Task brief
Repeat the material verbatim and drop the pictures.

--- begin Information provided ---

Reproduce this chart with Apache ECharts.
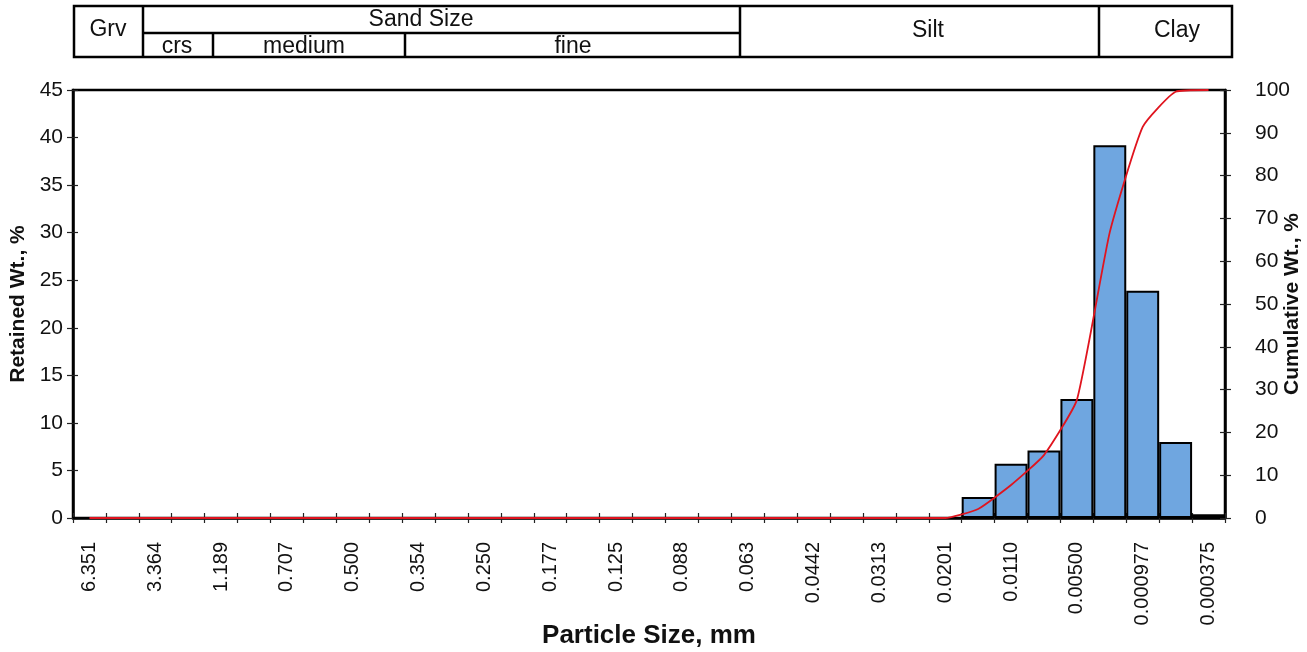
<!DOCTYPE html>
<html>
<head>
<meta charset="utf-8">
<script src="https://cdn.jsdelivr.net/npm/echarts@6/dist/echarts.min.js"></script>
<style>
html,body{margin:0;padding:0;background:#fff;}
#chart{width:1307px;height:652px;}
</style>
</head>
<body>
<div id="chart"></div>
<script>
// Visible tick labels (every other category), particle size in mm
const tickLabels = ['6.351','3.364','1.189','0.707','0.500','0.354','0.250','0.177','0.125',
  '0.088','0.063','0.0442','0.0313','0.0201','0.0110','0.00500','0.000977','0.000375'];
// Retained weight per size class, % (35 classes)
const retained = [0,0,0,0,0,0,0,0,0,0, 0,0,0,0,0,0,0,0,0,0, 0,0,0,0,0,0,0,
  2.2, 5.7, 7.1, 12.5, 39.2, 23.9, 8.0, 0.4];
// Cumulative weight, %
const cumulative = [0,0,0,0,0,0,0,0,0,0, 0,0,0,0,0,0,0,0,0,0, 0,0,0,0,0,0,0,
  2.1, 7.7, 14.7, 27.6, 66.8, 91.4, 99.6, 100];
// Header band labels
const headerMain = ['Grv', 'Sand Size', 'Silt', 'Clay'];
const headerSand = ['crs', 'medium', 'fine'];

// categories: visible labels at even positions, unlabeled classes between
const categories = [];
tickLabels.forEach((t, i) => {
  categories.push(t);
  if (i < tickLabels.length - 1) categories.push('');
});

const FONT = '"Liberation Sans", Arial, sans-serif';
const chart = echarts.init(document.getElementById('chart'), null, {renderer: 'canvas'});

const GL = 73, GT = 90, GW = 1152, GH = 428;

const hdrLine = (x1, y1, x2, y2) => ({type: 'line', shape: {x1, y1, x2, y2},
  style: {stroke: '#000', lineWidth: 2.5}, z: 10});
const hdrText = (text, x, y) => ({type: 'text', x, y,
  style: {text, fill: '#111', font: '23px ' + FONT, textAlign: 'center', textVerticalAlign: 'middle'}, z: 11});

const option = {
  backgroundColor: '#fff',
  animation: false,
  grid: {left: GL, top: GT, width: GW, height: GH, show: true, borderColor: '#000', borderWidth: 2.5,
    containLabel: false, outerBoundsMode: 'none'},
  xAxis: [{
    type: 'category', data: categories, position: 'bottom',
    boundaryGap: true,
    axisLine: {show: true, lineStyle: {color: '#000', width: 2.5}},
    axisTick: {show: true, interval: 0, length: 5, lineStyle: {color: '#222', width: 1.2}},
    axisLabel: {interval: 0, rotate: 90, margin: 24, color: '#111', fontSize: 20, fontFamily: FONT},
    splitLine: {show: false},
    name: 'Particle Size, mm', nameLocation: 'middle', nameGap: 105, nameMoveOverlap: false,
    nameTextStyle: {fontSize: 26, fontWeight: 'bold', color: '#111', fontFamily: FONT}
  }, {
    type: 'category', data: categories, position: 'bottom', gridIndex: 0,
    boundaryGap: true,
    axisLine: {show: false},
    axisTick: {show: true, inside: true, interval: 0, length: 5, lineStyle: {color: '#222', width: 1.2}},
    axisLabel: {show: false}, splitLine: {show: false}
  }],
  yAxis: [{
    type: 'value', min: 0, max: 45, interval: 5, position: 'left',
    axisLine: {show: true, lineStyle: {color: '#000', width: 2.5}},
    axisTick: {show: true, length: 6, lineStyle: {color: '#222', width: 1.2}},
    axisLabel: {margin: 10, color: '#111', fontSize: 21, fontFamily: FONT},
    splitLine: {show: false},
    name: 'Retained Wt., %', nameLocation: 'middle', nameGap: 44, nameRotate: 90, nameMoveOverlap: false,
    nameTextStyle: {fontSize: 21, fontWeight: 'bold', color: '#111', fontFamily: FONT}
  }, {
    type: 'value', min: 0, max: 100, interval: 10, position: 'right',
    axisLine: {show: true, lineStyle: {color: '#000', width: 2.5}},
    axisTick: {show: true, length: 6, lineStyle: {color: '#222', width: 1.2}},
    axisLabel: {margin: 30, color: '#111', fontSize: 21, fontFamily: FONT},
    splitLine: {show: false},
    name: 'Cumulative Wt., %', nameLocation: 'middle', nameGap: 57, nameRotate: 90, nameMoveOverlap: false,
    nameTextStyle: {fontSize: 21, fontWeight: 'bold', color: '#111', fontFamily: FONT}
  }, {
    type: 'value', min: 0, max: 45, interval: 5, position: 'left', offset: 0,
    axisLine: {show: false}, axisLabel: {show: false}, splitLine: {show: false},
    axisTick: {show: true, inside: true, length: 5, lineStyle: {color: '#222', width: 1.2}}
  }, {
    type: 'value', min: 0, max: 100, interval: 10, position: 'right', offset: 0,
    axisLine: {show: false}, axisLabel: {show: false}, splitLine: {show: false},
    axisTick: {show: true, inside: true, length: 5, lineStyle: {color: '#222', width: 1.2}}
  }],
  series: [{
    type: 'bar', name: 'Retained', data: retained, xAxisIndex: 0, yAxisIndex: 0,
    barWidth: '100%', barGap: '0%',
    itemStyle: {color: '#6fa6e0', borderColor: '#000', borderWidth: 2}
  }, {
    type: 'line', name: 'Cumulative', data: cumulative, xAxisIndex: 0, yAxisIndex: 1,
    smooth: 0.15, symbol: 'none',
    lineStyle: {color: '#e0141e', width: 1.8}, z: 5
  }],
  graphic: [
    {type: 'rect', shape: {x: 74, y: 6, width: 1158, height: 51},
      style: {fill: '#fff', stroke: '#000', lineWidth: 2.5}, z: 9},
    hdrLine(143, 6, 143, 57),
    hdrLine(740, 6, 740, 57),
    hdrLine(1099, 6, 1099, 57),
    hdrLine(143, 33, 740, 33),
    hdrLine(213, 33, 213, 57),
    hdrLine(405, 33, 405, 57),
    hdrText(headerMain[0], 108, 30),
    hdrText(headerMain[1], 421, 20),
    hdrText(headerMain[2], 928, 31),
    hdrText(headerMain[3], 1177, 31),
    hdrText(headerSand[0], 177, 47),
    hdrText(headerSand[1], 304, 47),
    hdrText(headerSand[2], 573, 47)
  ]
};
chart.setOption(option);
</script>
</body>
</html>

--- end Information provided ---

Reply
Reproduce this chart with Apache ECharts.
<!DOCTYPE html>
<html>
<head>
<meta charset="utf-8">
<script src="https://cdn.jsdelivr.net/npm/echarts@6/dist/echarts.min.js"></script>
<style>
html,body{margin:0;padding:0;background:#fff;}
#chart{width:1307px;height:652px;}
</style>
</head>
<body>
<div id="chart"></div>
<script>
// Visible tick labels (every other category), particle size in mm
const tickLabels = ['6.351','3.364','1.189','0.707','0.500','0.354','0.250','0.177','0.125',
  '0.088','0.063','0.0442','0.0313','0.0201','0.0110','0.00500','0.000977','0.000375'];
// Retained weight per size class, % (35 classes)
const retained = [0,0,0,0,0,0,0,0,0,0, 0,0,0,0,0,0,0,0,0,0, 0,0,0,0,0,0,0,
  2.2, 5.7, 7.1, 12.5, 39.2, 23.9, 8.0, 0.4];
// Cumulative weight, %
const cumulative = [0,0,0,0,0,0,0,0,0,0, 0,0,0,0,0,0,0,0,0,0, 0,0,0,0,0,0,0,
  2.1, 7.7, 14.7, 27.6, 66.8, 91.4, 99.6, 100];
// Header band labels
const headerMain = ['Grv', 'Sand Size', 'Silt', 'Clay'];
const headerSand = ['crs', 'medium', 'fine'];

// categories: visible labels at even positions, unlabeled classes between
const categories = [];
tickLabels.forEach((t, i) => {
  categories.push(t);
  if (i < tickLabels.length - 1) categories.push('');
});

const FONT = '"Liberation Sans", Arial, sans-serif';
const chart = echarts.init(document.getElementById('chart'), null, {renderer: 'canvas'});

const GL = 73, GT = 90, GW = 1152, GH = 428;

const hdrLine = (x1, y1, x2, y2) => ({type: 'line', shape: {x1, y1, x2, y2},
  style: {stroke: '#000', lineWidth: 2.5}, z: 10});
const hdrText = (text, x, y) => ({type: 'text', x, y,
  style: {text, fill: '#111', font: '23px ' + FONT, textAlign: 'center', textVerticalAlign: 'middle'}, z: 11});

const option = {
  backgroundColor: '#fff',
  animation: false,
  grid: {left: GL, top: GT, width: GW, height: GH, show: true, borderColor: '#000', borderWidth: 2.5,
    containLabel: false, outerBoundsMode: 'none'},
  xAxis: [{
    type: 'category', data: categories, position: 'bottom',
    boundaryGap: true,
    axisLine: {show: true, lineStyle: {color: '#000', width: 2.5}},
    axisTick: {show: true, interval: 0, length: 5, lineStyle: {color: '#222', width: 1.2}},
    axisLabel: {interval: 0, rotate: 90, margin: 24, color: '#111', fontSize: 20, fontFamily: FONT},
    splitLine: {show: false},
    name: 'Particle Size, mm', nameLocation: 'middle', nameGap: 105, nameMoveOverlap: false,
    nameTextStyle: {fontSize: 26, fontWeight: 'bold', color: '#111', fontFamily: FONT}
  }, {
    type: 'category', data: categories, position: 'bottom', gridIndex: 0,
    boundaryGap: true,
    axisLine: {show: false},
    axisTick: {show: true, inside: true, interval: 0, length: 5, lineStyle: {color: '#222', width: 1.2}},
    axisLabel: {show: false}, splitLine: {show: false}
  }],
  yAxis: [{
    type: 'value', min: 0, max: 45, interval: 5, position: 'left',
    axisLine: {show: true, lineStyle: {color: '#000', width: 2.5}},
    axisTick: {show: true, length: 6, lineStyle: {color: '#222', width: 1.2}},
    axisLabel: {margin: 10, color: '#111', fontSize: 21, fontFamily: FONT},
    splitLine: {show: false},
    name: 'Retained Wt., %', nameLocation: 'middle', nameGap: 44, nameRotate: 90, nameMoveOverlap: false,
    nameTextStyle: {fontSize: 21, fontWeight: 'bold', color: '#111', fontFamily: FONT}
  }, {
    type: 'value', min: 0, max: 100, interval: 10, position: 'right',
    axisLine: {show: true, lineStyle: {color: '#000', width: 2.5}},
    axisTick: {show: true, length: 6, lineStyle: {color: '#222', width: 1.2}},
    axisLabel: {margin: 30, color: '#111', fontSize: 21, fontFamily: FONT},
    splitLine: {show: false},
    name: 'Cumulative Wt., %', nameLocation: 'middle', nameGap: 57, nameRotate: 90, nameMoveOverlap: false,
    nameTextStyle: {fontSize: 21, fontWeight: 'bold', color: '#111', fontFamily: FONT}
  }, {
    type: 'value', min: 0, max: 45, interval: 5, position: 'left', offset: 0,
    axisLine: {show: false}, axisLabel: {show: false}, splitLine: {show: false},
    axisTick: {show: true, inside: true, length: 5, lineStyle: {color: '#222', width: 1.2}}
  }, {
    type: 'value', min: 0, max: 100, interval: 10, position: 'right', offset: 0,
    axisLine: {show: false}, axisLabel: {show: false}, splitLine: {show: false},
    axisTick: {show: true, inside: true, length: 5, lineStyle: {color: '#222', width: 1.2}}
  }],
  series: [{
    type: 'bar', name: 'Retained', data: retained, xAxisIndex: 0, yAxisIndex: 0,
    barWidth: '100%', barGap: '0%',
    itemStyle: {color: '#6fa6e0', borderColor: '#000', borderWidth: 2}
  }, {
    type: 'line', name: 'Cumulative', data: cumulative, xAxisIndex: 0, yAxisIndex: 1,
    smooth: 0.15, symbol: 'none',
    lineStyle: {color: '#e0141e', width: 1.8}, z: 5
  }],
  graphic: [
    {type: 'rect', shape: {x: 74, y: 6, width: 1158, height: 51},
      style: {fill: '#fff', stroke: '#000', lineWidth: 2.5}, z: 9},
    hdrLine(143, 6, 143, 57),
    hdrLine(740, 6, 740, 57),
    hdrLine(1099, 6, 1099, 57),
    hdrLine(143, 33, 740, 33),
    hdrLine(213, 33, 213, 57),
    hdrLine(405, 33, 405, 57),
    hdrText(headerMain[0], 108, 30),
    hdrText(headerMain[1], 421, 20),
    hdrText(headerMain[2], 928, 31),
    hdrText(headerMain[3], 1177, 31),
    hdrText(headerSand[0], 177, 47),
    hdrText(headerSand[1], 304, 47),
    hdrText(headerSand[2], 573, 47)
  ]
};
chart.setOption(option);
</script>
</body>
</html>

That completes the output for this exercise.